If an app contained a blob of code that is never executed by customers in the field or during forced error and unit testing, one necessarily has to question why that piece of code is even in the application -- its effectively "dead".
There are some tools around today that can do some of this, but some require source changes, others run the app under a debugger or other noxious schemes.
I believe I have a new programming project to fiddle with. We have come so far, yet some things at the lowest levels are still as bad as they always were. Maybe I can fix some of that. Not many care to play at this gritty a level, but its something I've always loved. Its real, very real. No hand waving. No bullshit. The bits don't lie. It appeals to my INTJ nature a lot.
Some will say, why not just fix GCC and other mediocre compilers? I could in the case of GCC, can't in the case of closed source stuff. Anyway -- I choose not to. How many versions of patches/mods for all the different compiler releases in the field do I care to maintain? The answer to that question is zero. People need older releases for various reasons (ex. the Linux 2.4 kernels refuse to compile with the GCC 4.1 compiler. Great coordination there guys! Siskel and Ebert give that clusterf**k two thumbs down). My approach is relatively compiler version independent, and if the compiler guys ever start producing the same code my scheme would, then my scheme essentially degenerates into a build time NOP when it can't find anything to improve.
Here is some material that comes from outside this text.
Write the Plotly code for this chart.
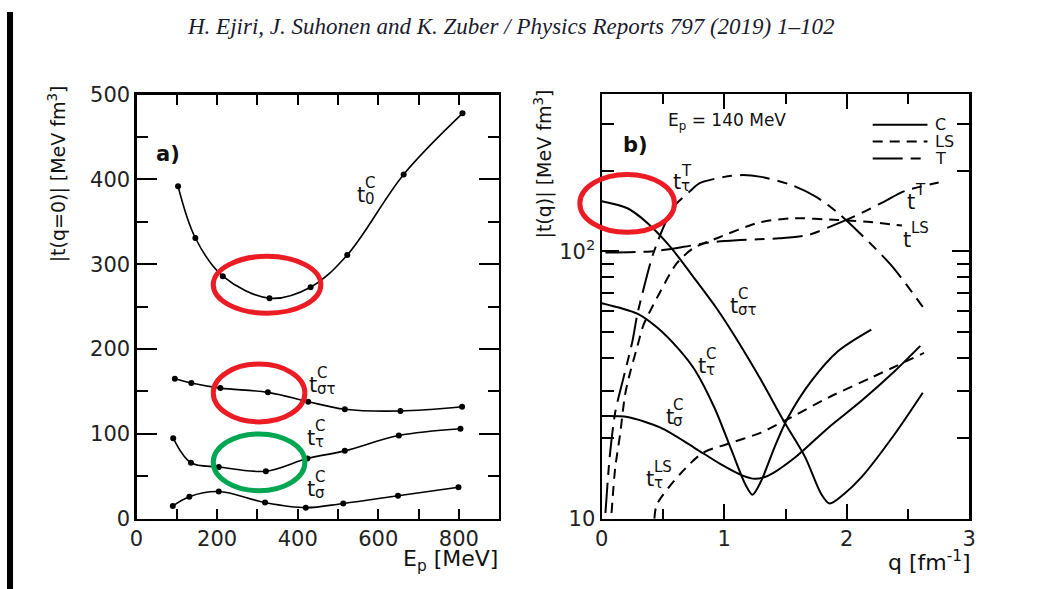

I've seen the future. It happened over 20 years ago ;->
*NOTICE* *WARNING* *NOTICE* *WARNING* *NOTICE* *WARNING*
CHANGE this code at your own risk. It works, and works well. It could also be broken very easily by naive hacking.
This piece of code performs a complicated function and uses a recursive algorithm to do it. Pay particular attention to the storage classes of the variables in the scancode() routine!!
Imbedded in this code are HEX constants which are MAGIC numbers dependent on 8086/80186/80286 opcodes. Some pointer arithmetic is also very INTEL specific. INTEL isn't ever going to change these so I don't feel too guilty about hard wiring them in! Needless to say, any attempt to alter this code without a SOLID knowledge of INTEL's architecture at it's lowest level would be pure folly.
*NOTICE* *WARNING* *NOTICE* *WARNING* *NOTICE* *WARNING*
2 comments:
Ummm where's the code?
When I figure out how to, I'll probably start a source forge project and check in the 84' vintage stuff as a historical reference.